What this program does is simply crawls or goes through all the Url's from a supplied page and stores them in an arraylist.
I was taught this in one of udacity's courses.

It does not mutate or change the individual url's with a different value, that you want. I will try and re factor this code to perform the required function.
Will python be ok for you or you need a different implementation?


----------



## harshilsharma63 (Jan 23, 2014)

rickenjus said:


> plz elaborate a little.. ive never used jsoup before



Jsoup is a Java based HTML parsing library. It will allow you very easily get a URL's source code and parse it like a breez. You can then do anything with the obtained source code. Supposed you extracted another URL form the obtained code, you can get it's code too in a similar way.
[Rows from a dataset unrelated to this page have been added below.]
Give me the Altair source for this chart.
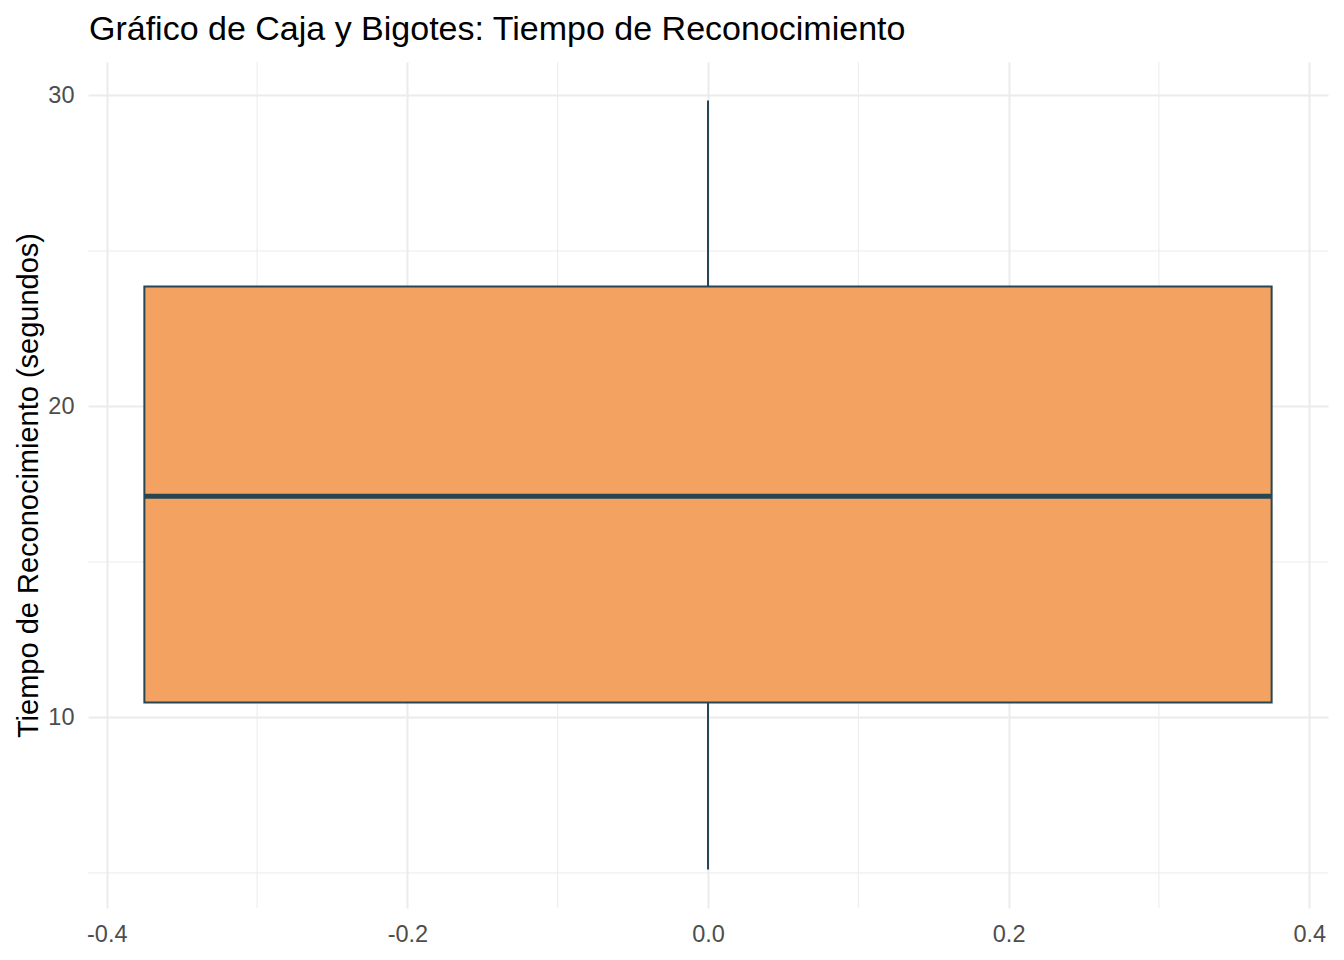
import altair as alt
import pandas as pd

# Summary statistics
lower_whisker = [5.11]
q1 = [10.48]
median = [17.11]
q3 = [23.86]
upper_whisker = [29.84]
box_left = [-0.375]
box_right = [0.375]
box_center = [0.0]

x_major = [-0.4, -0.2, 0.0, 0.2, 0.4]
x_minor = [-0.3, -0.1, 0.1, 0.3]
y_major = [10, 20, 30]
y_minor = [5, 15, 25]

FILL = "#F4A261"
LINE = "#264653"
GRID = "#EBEBEB"
FONT = "Liberation Sans"

box_df = pd.DataFrame({
    "lo": lower_whisker, "q1": q1, "med": median, "q3": q3, "hi": upper_whisker,
    "xl": box_left, "xr": box_right, "xc": box_center,
})

xs = alt.Scale(domain=[-0.4125, 0.4125], nice=False, zero=False)
ys = alt.Scale(domain=[3.873, 31.077], nice=False, zero=False)

xaxis = alt.Axis(values=x_major, format=".1f", labelExpr="replace(datum.label, '\u2212', '-')",
                 title=None, grid=True, gridColor=GRID,
                 gridWidth=2, domain=False, ticks=False, tickSize=0, labelPadding=14,
                 labelFontSize=23.5, labelColor="#4D4D4D", labelFont=FONT)
yaxis = alt.Axis(values=y_major, format="d", title="Tiempo de Reconocimiento (segundos)",
                 grid=True, gridColor=GRID, gridWidth=2, domain=False, ticks=False,
                 tickSize=0, labelPadding=14, labelFontSize=23.5, labelColor="#4D4D4D",
                 labelFont=FONT, titleFont=FONT, titleFontSize=29, titleFontWeight="normal",
                 titleColor="black", titleAngle=270, titleBaseline="alphabetic",
                 titleAlign="center", titleX=-51, titleY=423)

minor_x = alt.Chart(pd.DataFrame({"v": x_minor})).mark_rule(color=GRID, strokeWidth=1).encode(
    x=alt.X("v:Q", scale=xs, axis=xaxis))
minor_y = alt.Chart(pd.DataFrame({"v": y_minor})).mark_rule(color=GRID, strokeWidth=1).encode(
    y=alt.Y("v:Q", scale=ys, axis=yaxis))

base = alt.Chart(box_df)

whisk_up = base.mark_rule(color=LINE, strokeWidth=2).encode(
    x=alt.X("xc:Q", scale=xs), y=alt.Y("q3:Q", scale=ys), y2="hi:Q")
whisk_lo = base.mark_rule(color=LINE, strokeWidth=2).encode(
    x=alt.X("xc:Q", scale=xs), y=alt.Y("lo:Q", scale=ys), y2="q1:Q")
box = base.mark_rect(fill=FILL, stroke=LINE, strokeWidth=2).encode(
    x=alt.X("xl:Q", scale=xs), x2="xr:Q", y=alt.Y("q1:Q", scale=ys), y2="q3:Q")
med = base.mark_rule(color=LINE, strokeWidth=5).encode(
    x=alt.X("xl:Q", scale=xs), x2="xr:Q", y=alt.Y("med:Q", scale=ys))

chart = alt.layer(minor_x, minor_y, whisk_up, whisk_lo, box, med).properties(
    width=1240, height=846,
    autosize=alt.AutoSizeParams(type="none"),
    padding={"left": 88, "top": 62, "right": 16, "bottom": 52},
    background="white",
    title=alt.TitleParams(
        "Gráfico de Caja y Bigotes: Tiempo de Reconocimiento",
        anchor="start", frame="group", font=FONT, fontSize=34, fontWeight="normal",
        color="black", baseline="alphabetic", offset=21, dy=33, dx=1),
).configure_view(stroke=None)

chart.save("out.html", embed_options={"renderer": "svg", "actions": False})
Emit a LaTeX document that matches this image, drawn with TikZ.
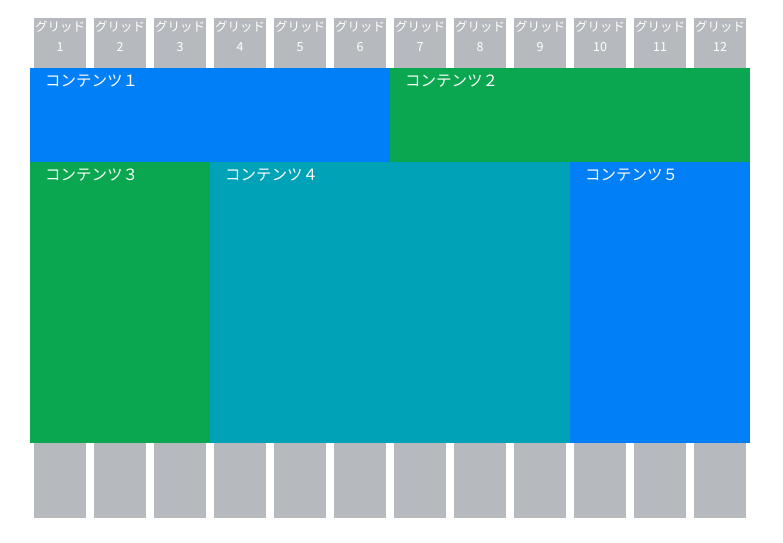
\documentclass[tikz,border=0pt]{standalone}
\usepackage{fontspec}
\newfontfamily\jp{Noto Sans CJK JP}
\usetikzlibrary{positioning}

\definecolor{gridgray}{HTML}{B6B9BE}
\definecolor{cblue}{HTML}{007FF6}
\definecolor{cgreen}{HTML}{0AA650}
\definecolor{cteal}{HTML}{00A2B8}

\tikzset{
  gridcol/.style={fill=gridgray, inner sep=0pt, anchor=north west,
    minimum width=52pt, minimum height=500pt},
  gridlabel/.style={text=white, font=\jp\fontsize{12.5}{13}\selectfont,
    align=center, inner sep=0pt},
  block/.style={inner sep=0pt, anchor=north west},
  blocklabel/.style={text=white, font=\jp\fontsize{15.5}{17}\selectfont,
    inner sep=0pt, anchor=north west}
}

\begin{document}
\begin{tikzpicture}[x=1pt, y=-1pt]
  \useasboundingbox (0,0) rectangle (783,542);

  % グリッド列
  \foreach \i in {1,...,12} {
    \node[gridcol] (g\i) at ({34+60*(\i-1)},18) {};
    \node[gridlabel] (gt\i) at ({60+60*(\i-1)},26.5) {グリッド};
    \node[gridlabel] (gn\i) at ({60+60*(\i-1)},47) {\i};
  }

  % コンテンツ
  \node[block, fill=cblue, minimum width=360pt, minimum height=94pt] (c1) at (30,68) {};
  \node[block, fill=cgreen, minimum width=360pt, minimum height=94pt] (c2) at (390,68) {};
  \node[block, fill=cgreen, minimum width=180pt, minimum height=281pt] (c3) at (30,162) {};
  \node[block, fill=cteal, minimum width=360pt, minimum height=281pt] (c4) at (210,162) {};
  \node[block, fill=cblue, minimum width=180pt, minimum height=281pt] (c5) at (570,162) {};

  % ラベル
  \node[blocklabel, below right=6.5pt and 15pt of c1.north west] (l1) {コンテンツ１};
  \node[blocklabel, below right=6.5pt and 15pt of c2.north west] (l2) {コンテンツ２};
  \node[blocklabel, below right=6.5pt and 15pt of c3.north west] (l3) {コンテンツ３};
  \node[blocklabel, below right=6.5pt and 15pt of c4.north west] (l4) {コンテンツ４};
  \node[blocklabel, below right=6.5pt and 15pt of c5.north west] (l5) {コンテンツ５};
\end{tikzpicture}
\end{document}
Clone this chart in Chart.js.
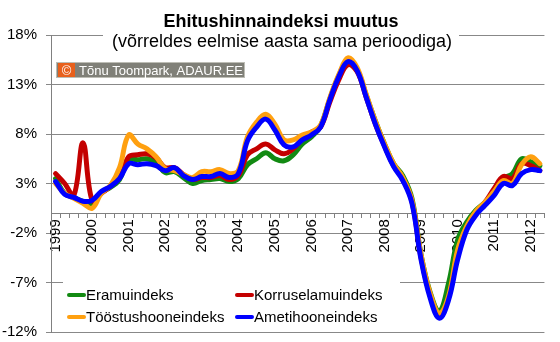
<!DOCTYPE html>
<html>
<head>
<meta charset="utf-8">
<script src="https://cdn.jsdelivr.net/npm/chart.js@4.4.1/dist/chart.umd.min.js"></script>
<style>
  body { margin: 0; background: #fff; }
  #wrap { width: 560px; height: 342px; position: relative; }
</style>
</head>
<body>
<div id="wrap"><canvas id="chartIndeks"></canvas></div>
<script>
var kvartalid = [
  "1999 Q1","1999 Q2","1999 Q3","1999 Q4","2000 Q1","2000 Q2","2000 Q3","2000 Q4",
  "2001 Q1","2001 Q2","2001 Q3","2001 Q4","2002 Q1","2002 Q2","2002 Q3","2002 Q4",
  "2003 Q1","2003 Q2","2003 Q3","2003 Q4","2004 Q1","2004 Q2","2004 Q3","2004 Q4",
  "2005 Q1","2005 Q2","2005 Q3","2005 Q4","2006 Q1","2006 Q2","2006 Q3","2006 Q4",
  "2007 Q1","2007 Q2","2007 Q3","2007 Q4","2008 Q1","2008 Q2","2008 Q3","2008 Q4",
  "2009 Q1","2009 Q2","2009 Q3","2009 Q4","2010 Q1","2010 Q2","2010 Q3","2010 Q4",
  "2011 Q1","2011 Q2","2011 Q3","2011 Q4","2012 Q1","2012 Q2"
];

var eramu = [3.5,2.0,1.6,1.2,1.0,2.1,2.6,3.4, 5.4,5.4,5.5,5.1,4.1,4.2,3.6,3.0,
  3.3,3.4,3.5,3.2,3.5,4.9,5.5,6.1, 5.5,5.3,5.9,7.0,7.7,8.8,11.5,13.9,
  15.4,14.5,11.9,9.3,7.0,5.0,3.8,1.5, -4.2,-8.0,-9.9,-7.1,-2.7,-0.9,0.3,1.1,
  2.3,3.5,4.0,5.5,5.2,4.8];
var korruselamu = [4.0,3.0,1.8,7.1,1.3,2.0,2.7,3.6, 5.7,5.9,6.0,5.6,4.6,4.6,3.9,3.4,
  3.6,3.6,3.8,3.4,3.8,5.9,6.5,7.0, 6.4,6.0,6.5,7.5,8.2,8.7,11.2,13.5,
  15.0,14.3,11.7,9.0,6.8,4.8,3.5,1.2, -4.5,-8.3,-10.3,-8.5,-4.0,-1.4,0.0,1.1,
  2.5,3.7,3.5,5.0,4.8,4.3];
var toostushoone = [3.0,2.0,1.5,1.0,0.5,2.0,2.8,4.6, 7.9,7.0,6.5,5.7,4.5,4.3,3.9,3.6,
  4.2,4.2,4.4,4.0,4.3,7.7,9.2,10.0, 9.0,7.4,7.4,7.9,8.2,8.9,11.6,14.0,
  15.7,14.7,12.0,9.3,7.0,5.0,3.6,1.3, -4.2,-8.1,-10.1,-8.4,-3.7,-1.3,0.2,1.1,
  2.2,3.3,3.0,4.9,5.7,5.0];
var ametihoone = [3.2,1.9,1.6,1.2,1.3,2.2,2.7,3.5, 5.0,4.9,5.0,4.8,4.3,4.6,3.8,3.4,
  3.7,3.7,4.0,3.6,4.0,7.3,8.7,9.5, 8.4,6.9,6.7,7.4,7.9,8.7,11.4,13.8,
  15.3,14.4,11.7,9.0,6.7,4.7,3.3,1.0, -4.7,-8.6,-10.6,-8.8,-4.7,-1.7,-0.2,0.8,
  1.8,3.0,2.8,4.0,4.4,4.3];

var seeriad = ["Eramuindeks","Korruselamuindeks","Tööstushooneindeks","Ametihooneindeks"];
var varvid = ["#128a12","#c40000","#ffa010","#0000ff"];

var pealkiri = "Ehitushinnaindeksi muutus";
var alapealkiri = "(võrreldes eelmise aasta sama perioodiga)";
var autor = "Tõnu Toompark, ADAUR.EE";

var fam = "'Liberation Sans', Arial, sans-serif";
Chart.defaults.font.family = fam;
Chart.defaults.color = "#000";

var tekstid = {
  id: "tekstid",
  beforeDatasetsDraw: function (chart) {
    var ctx = chart.ctx;
    ctx.save();
    // valged taustad pealkirja ja legendi all
    ctx.fillStyle = "#fff";
    ctx.fillRect(103, 0, 356, 52);
    ctx.fillRect(63, 272, 337, 57);

    ctx.fillStyle = "#000";
    ctx.textAlign = "center";
    ctx.textBaseline = "alphabetic";
    ctx.font = "bold 18px " + fam;
    ctx.fillText(pealkiri, 281, 27);
    ctx.font = "18px " + fam;
    ctx.fillText(alapealkiri, 282, 47);

    // autori silt
    ctx.fillStyle = "#bdbdb5";
    ctx.fillRect(56, 62, 189, 16);
    ctx.fillStyle = "#808078";
    ctx.fillRect(57, 63, 187, 14);
    ctx.fillStyle = "#e8601c";
    ctx.fillRect(58, 63, 17, 14);
    ctx.fillStyle = "#fff";
    ctx.font = "13px " + fam;
    ctx.fillText("©", 66.5, 75);
    ctx.textAlign = "left";
    ctx.fillText(autor, 79, 75);

    // legend
    chart.data.datasets.forEach(function (ds, i) {
      var x = (i % 2) ? 235 : 67;
      var y = (i < 2) ? 295 : 317;
      ctx.strokeStyle = ds.borderColor;
      ctx.lineWidth = 4;
      ctx.lineCap = "round";
      ctx.beginPath();
      ctx.moveTo(x + 2, y);
      ctx.lineTo(x + 17, y);
      ctx.stroke();
      ctx.fillStyle = "#000";
      ctx.textAlign = "left";
      ctx.textBaseline = "middle";
      ctx.font = "15px " + fam;
      ctx.fillText(ds.label, x + 19, y + 1);
    });
    ctx.restore();
  }
};

function plot() {
  var andmed = [eramu, korruselamu, toostushoone, ametihoone];
  var ctxIndeks = document.getElementById("chartIndeks");
  new Chart(ctxIndeks, {
    type: "line",
    data: {
      labels: kvartalid,
      datasets: andmed.map(function (d, i) {
        return {
          label: seeriad[i],
          data: d,
          borderColor: varvid[i],
          backgroundColor: varvid[i],
          borderWidth: 5,
          pointRadius: 0,
          tension: 0.4,
          borderCapStyle: "round",
          borderJoinStyle: "round",
          order: 4 - i
        };
      })
    },
    options: {
      responsive: true,
      maintainAspectRatio: false,
      animation: false,
      layout: { padding: { left: 0, right: 14, top: 35, bottom: 10 } },
      plugins: { legend: { display: false }, title: { display: false }, tooltip: { enabled: false } },
      scales: {
        x: {
          type: "category",
          position: { y: 0 },
          offset: true,
          grid: { drawOnChartArea: false, drawTicks: true, tickLength: 4, offset: true, color: "#808080" },
          border: { color: "#808080" },
          ticks: {
            autoSkip: false,
            minRotation: 90,
            maxRotation: 90,
            padding: 2,
            font: { size: 15 },
            callback: function (v, idx) {
              var k = kvartalid[idx];
              return k.slice(5) === "Q1" ? k.slice(0, 4) : "";
            }
          }
        },
        y: {
          min: -12,
          max: 18,
          afterFit: function (s) {
            s.width = 51;
            s.paddingTop = 0;
            s.paddingBottom = 0;
          },
          grid: { color: "#888", tickLength: 5 },
          border: { color: "#808080" },
          ticks: {
            stepSize: 5,
            padding: 9,
            font: { size: 15 },
            callback: function (v) { return v + "%"; }
          }
        }
      }
    },
    plugins: [tekstid]
  });
}

plot();
</script>
</body>
</html>
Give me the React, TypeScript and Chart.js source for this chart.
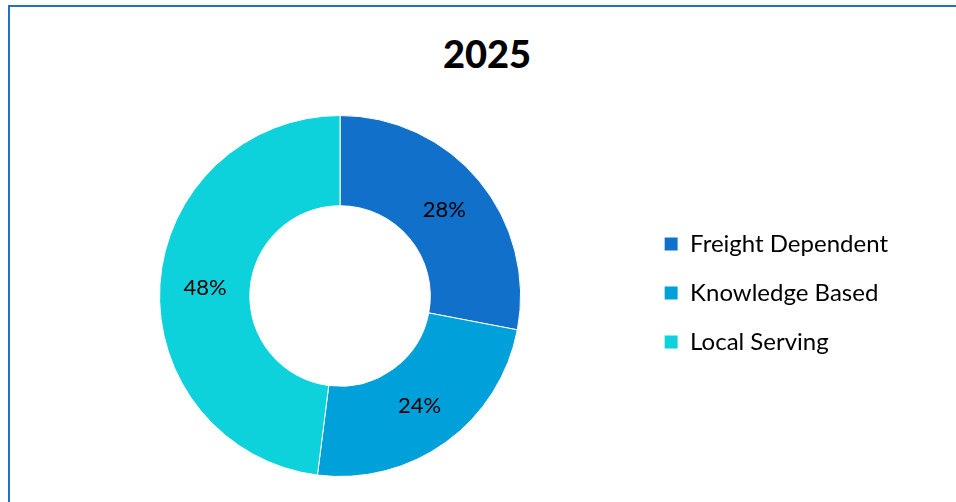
import React, { useEffect, useRef } from "react";
import { Chart, registerables } from "chart.js";

Chart.register(...registerables);

const categories = ["Freight Dependent", "Knowledge Based", "Local Serving"];
const shares = [28, 24, 48];
const colors = ["#1170C9", "#00A1DA", "#0DD2DB"];
const titleText = "2025";

const labelPlugin = {
  id: "sliceLabels",
  afterDatasetsDraw(chart: any) {
    const ctx = chart.ctx;
    const meta = chart.getDatasetMeta(0);
    ctx.save();
    ctx.font = "22px Lato";
    ctx.fillStyle = "#000";
    ctx.textAlign = "center";
    ctx.textBaseline = "middle";
    meta.data.forEach((arc: any, i: number) => {
      const p = arc.tooltipPosition();
      ctx.fillText(shares[i] + "%", p.x, p.y);
    });
    ctx.restore();
  },
};

export default function App() {
  const ref = useRef<HTMLCanvasElement>(null);
  useEffect(() => {
    const chart = new Chart(ref.current!, {
      type: "doughnut",
      data: {
        labels: categories,
        datasets: [
          {
            data: shares,
            backgroundColor: colors,
            borderColor: "#ffffff",
            borderWidth: 1,
            hoverOffset: 0,
          },
        ],
      },
      options: {
        animation: false,
        responsive: false,
        cutout: "50%",
        layout: { padding: { left: 31, right: 58, top: 0, bottom: 0 } },
        plugins: {
          subtitle: {
            display: true,
            text: "",
            position: "top",
            fullSize: false,
            font: { size: 5 },
            padding: 0,
          },
          legend: {
            position: "right",
            labels: {
              color: "#000",
              font: { family: "Lato", size: 24 },
              boxWidth: 14,
              boxHeight: 14,
              padding: 25,
            },
          },
          tooltip: { enabled: false },
        },
      },
      plugins: [labelPlugin],
    });
    return () => chart.destroy();
  }, []);
  return (
    <div
      style={{
        position: "absolute",
        left: 8,
        top: 5,
        width: 960,
        height: 510,
        border: "2px solid #2570C4",
        background: "#fff",
      }}
    >
      <div
        style={{
          position: "absolute",
          left: 0,
          top: 27,
          width: 954,
          textAlign: "center",
          font: "900 38px Lato",
          lineHeight: "38px",
          color: "#000",
        }}
      >
        {titleText}
      </div>
      <canvas
        ref={ref}
        width={946}
        height={368}
        style={{ position: "absolute", left: 0, top: 102, display: "block" }}
      />
    </div>
  );
}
Some programming skill is needed.


----------



## rickenjus (Jan 24, 2014)

@vickybat.. thanks alot buddy.. no prblm with python..

@harshil... thanks..
 I will give it a try .. well I know c,c++ and little java... that will be sufficient??


----------



## harshilsharma63 (Jan 24, 2014)

Absolutely.


----------



## mprahladka (Feb 11, 2014)

Can also be done beautifully in python using beautifulsoup and urllib2


----------



## nisargshah95 (Feb 25, 2014)

As _mprahladka_ said, this can be achieved using Python (and urllib2 library). In fact, there does exist a script to extract images from 9gag which implements extracting links from an HTML page. You might want to look at this GitHub page.

Sorry to bump into this thread late


----------